Essentially, it's up to you now to become your own quality-of-life-detective, and use that information to your advantage!
1. Choose your goal by prioritizing changes according to least threat
2. Monitor effects of exposure to change/item/goal
3. Determine your 80/20 - frequency of moderate exposure sans negative effect
4. Stick with it.
5. Monitor: ASSESS/REASSESS. Change frequency if necessary as you progress
6. Progress to another primary goal when you're ready. = True habit change will occur when you no longer have to think about it/it has become autonomous.
Here's an example of how this would work in practice:
1. ie. Molly wants to stop eating primal coconut flour cookies daily, to lose weight.
2. ie. Molly feels fine after eating them but sometimes it affects her digestive regularity, particularly on days where she eats a lot of fibre.
3. ie. Molly will limit her primal coconut flour cookie intake to 2x week on lower fibre days, and thus will avoid "binging" and will be more compliant to her goal.
4. ie. Molly continues with above guidelines.
5. ie. Molly has been working on her digestion and intestinal health with a naturopath and no longer has such a response to the primal cookie.

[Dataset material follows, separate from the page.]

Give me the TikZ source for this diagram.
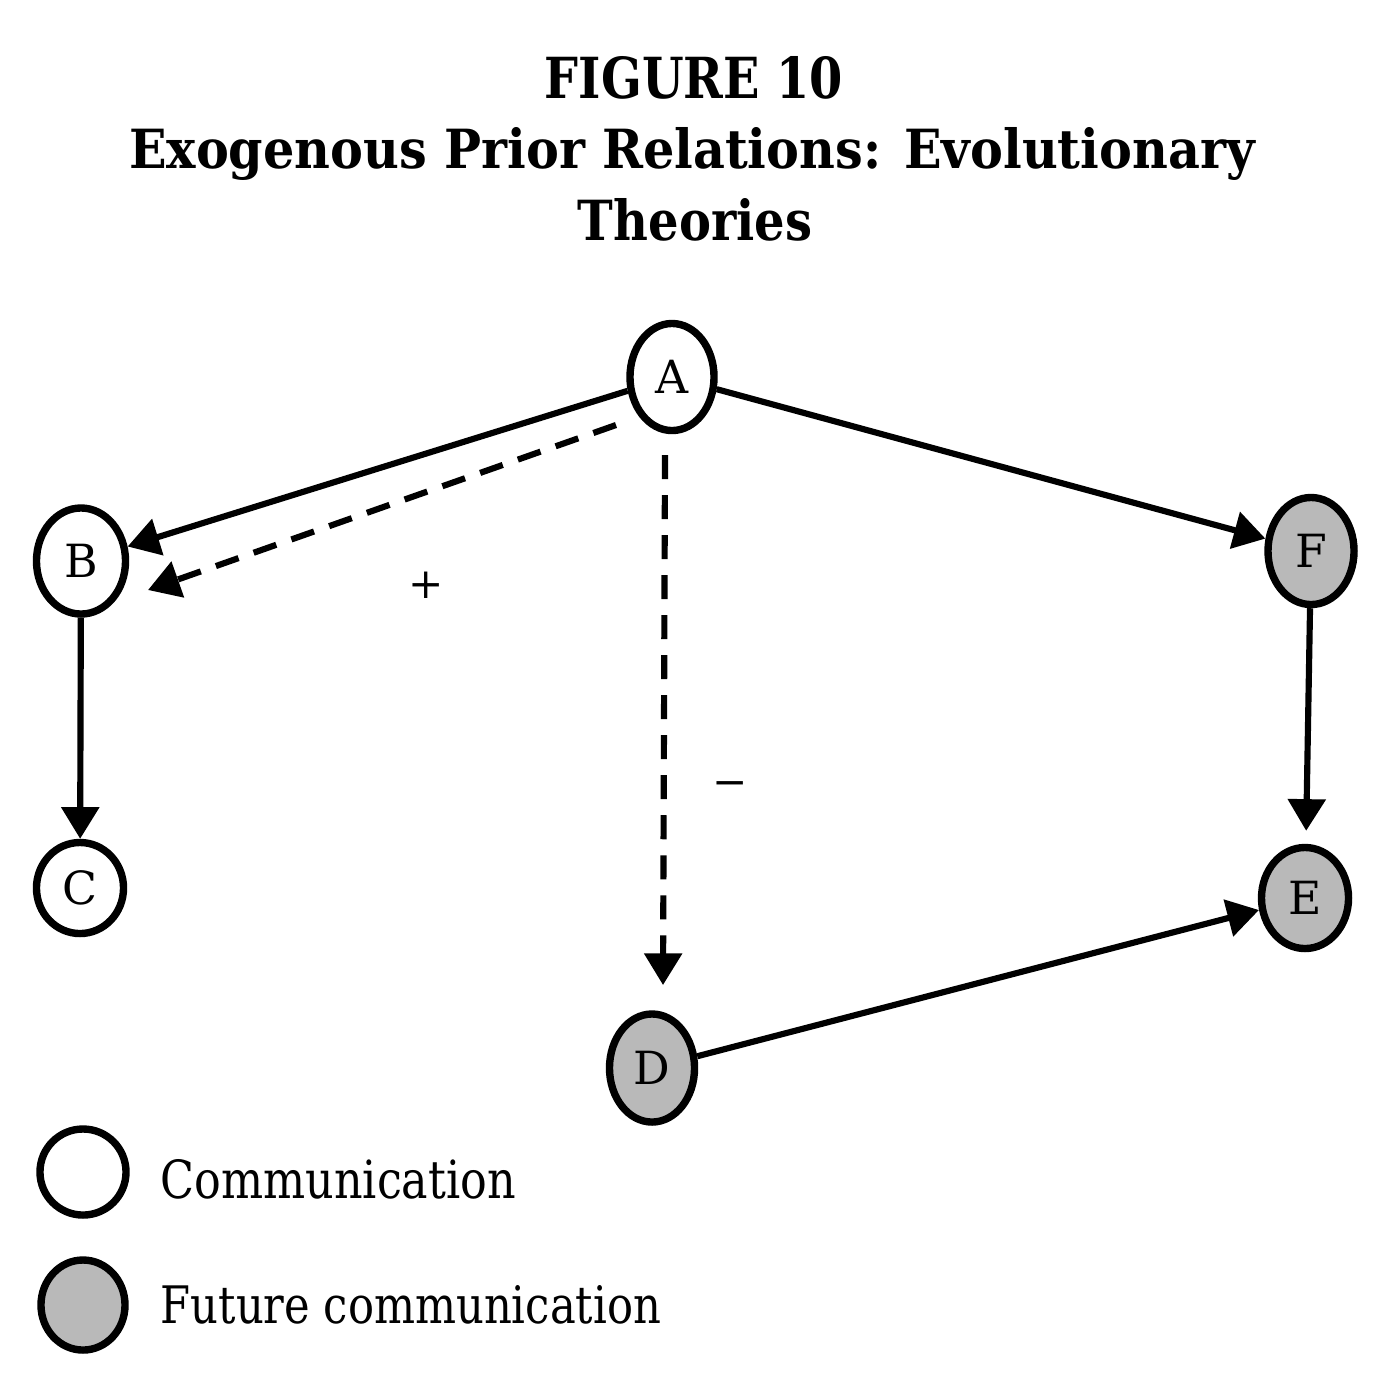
\documentclass[tikz,border=0pt]{standalone}
\usepackage{fontspec}
\usepackage{graphicx}
\setmainfont{DejaVu Serif}
\usetikzlibrary{shapes.geometric,arrows.meta}
\tikzset{
  state/.style={ellipse, draw=black, line width=2.1pt, inner sep=0pt,
    font=\fontsize{13}{13}\selectfont},
  comm/.style={state, fill=white},
  future/.style={state, fill=gray!55},
  conn/.style={line width=1.75pt, -{Triangle[length=9pt,width=10.5pt]}},
  dconn/.style={conn, dash pattern=on 0.24cm off 0.16cm},
  ttl/.style={inner sep=0pt, anchor=base},
  lbl/.style={inner sep=0pt, anchor=base west},
  sign/.style={inner sep=0pt, font=\fontsize{12}{12}\selectfont}
}
\begin{document}
\begin{tikzpicture}[x=0.01cm,y=-0.01cm]
\useasboundingbox (0,0) rectangle (1386,1378);
% titles
\node[ttl] (t1) at (694,98) {\resizebox{2.98cm}{0.42cm}{\bfseries FIGURE 10}};
\node[ttl] (t2) at (692,168) {\resizebox{11.25cm}{0.41cm}{\bfseries Exogenous Prior Relations: Evolutionary}};
\node[ttl] (t3) at (695,240) {\resizebox{2.34cm}{0.42cm}{\bfseries Theories}};
% nodes
\node[comm, minimum width=0.84cm, minimum height=1.07cm] (A) at (672,377) {A};
\node[comm, minimum width=0.89cm, minimum height=1.06cm] (B) at (81,561) {B};
\node[comm, minimum width=0.87cm, minimum height=0.91cm] (C) at (80,888) {C};
\node[future, minimum width=0.85cm, minimum height=1.08cm] (D) at (652,1068) {D};
\node[future, minimum width=0.87cm, minimum height=1.01cm] (E) at (1305,898) {E};
\node[future, minimum width=0.86cm, minimum height=1.07cm] (F) at (1311,551) {F};
% dashed ends
\coordinate (dAB1) at (616,425);
\coordinate (dAB2) at (148,590);
\coordinate (dAD1) at (665,455);
\coordinate (dAD2) at (663,985);
% connectors
\draw[conn] (A) -- (B);
\draw[dconn] (dAB1) -- (dAB2);
\draw[dconn] (dAD1) -- (dAD2);
\draw[conn] (A) -- (F);
\draw[conn] (B) -- (C);
\draw[conn, shorten >=0.13cm] (F) -- (E);
\draw[conn] (D) -- (E);
% signs
\node[sign] (plus) at (426,585) {+};
\node[sign] (minus) at (730,789) {−};
% legend
\node[comm, minimum width=0.86cm, minimum height=0.86cm] (L1) at (83,1172) {};
\node[future, minimum width=0.84cm, minimum height=0.90cm] (L2) at (83,1305) {};
\node[lbl] (L1t) at (160,1198) {\resizebox{3.55cm}{0.39cm}{Communication}};
\node[lbl] (L2t) at (160,1323) {\resizebox{5.0cm}{0.38cm}{Future communication}};
\end{tikzpicture}
\end{document}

Molly can now have one more often, but chooses not to since she is still working on weight loss goals.
6. Molly has dealt with the cookie issue (She doesn't even think about them daily anymore, but enjoys the occasional one) and weight loss issue, and now wants to work on improving her sleep quality. She will repeat steps 1-5 to determine the guidelines and set herself up for success.
The one caveat to this process: sometimes we get so adapted to being in discomfort/pain that we no longer notice the effects that certain stimuli have on our bodies. This is where following a slightly stricter protocol and working with a practitioner who can guide you on your journey, and teach you what to look for until you learn to listen to you inner voice again is useful. ... After all, everyone needs a coach. I have several myself.
Anyway lovelies, I hope this was helpful! Wishing you success on your journeys and goals, no matter what they may be.